Did I say a little? Wait, I meant completely. Sure, some of these articles have broad application across generations, but I'd love to see someone like Dan Kadlec focused on folks just a little younger and with a tad fewer assets. MP Dunleavy over at msn.com is the only one that truly comes close to focusing on the issues my generation faces.
The boomer-focus does make sense - they are the ones with the most assets - and the most likely demographic for perusing personal finance websites and magazines right now. But there's a whole other group, one who is just starting to see traction for 'their' news. The somewhere in-betweeners.
I'm talking about people like my husband and I - far away from just starting out, not yet parents, and a long while to go before the traditional retirement age. Or like my friend Jay, a 30-something tech writer who owns his own condo, is dedicatedly saving for retirement, doesn't really have any consumer debt, but hasn't yet found Ms. Right.
Us in-betweeners have accomplished some of our goals, but we have more, and they often feel daunting: how the heck is my generation going to successfully pay off their college debt and still save for our own kids to go to college? Save for retirement when the real value of wages is falling, and Social Security is on the rocks? Pensions have gone the way of the dinosaur for most of us, and those who have them are often afraid to count on them. Daycare costs an astounding some of money ($1300/month in my area), paid family leave is basically nonexistent, and costs of consumables are rising.
Add to that the pressures and demands of our consumer society make purchasing vs. savings decisions difficult. Ever tried to be the only one in your working group without a cell phone and broadband internet? Right.

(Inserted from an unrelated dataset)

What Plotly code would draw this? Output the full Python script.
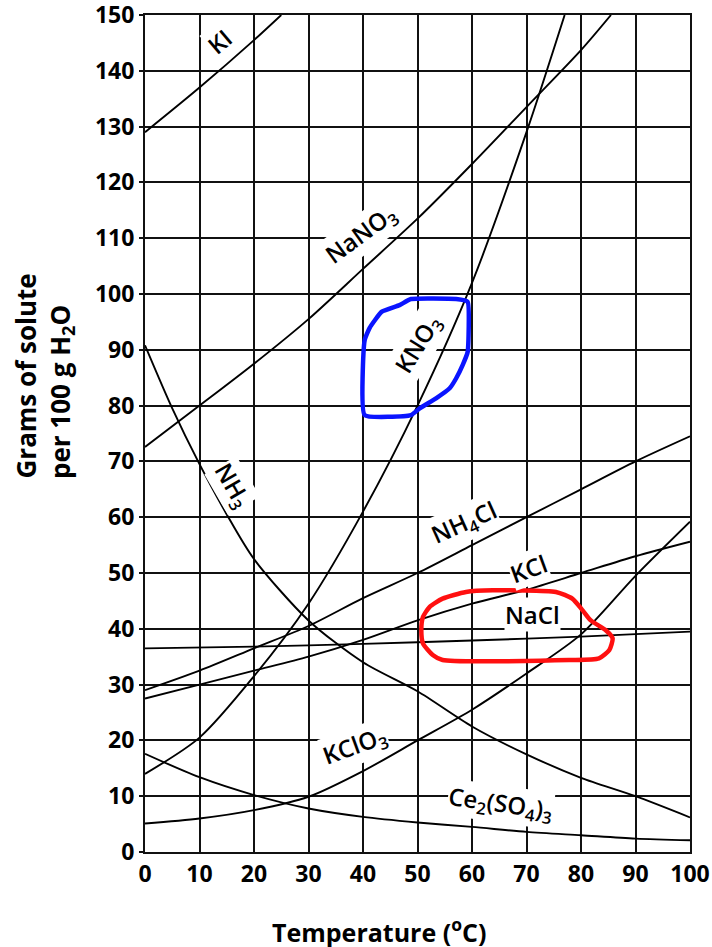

Okay, so that's what's facing the in-betweeners. What do we need?
I think we need more information on 5 basic things:
- Guidance on setting priorities
- A clearer picture of how the rest of our generation really lives (note: it's probably not like the folks portrayed in 'The Hills')
- A lot of clear discussion around how to cope with our consumption-based society
- A realistic picture of how to reach our goals - and what the options are if we don't
- A better understanding of the implications of politicians money decisions on our future
Over the next few months, I will be posting blog articles and links to articles on GenX finance, focusing in these areas. And I'd love to hear from you - what do you think Gen X should do differently? What do you think is missing for personal finance guidance?
Gen X isn't as young as it used to be....and it's time we got serious about our money.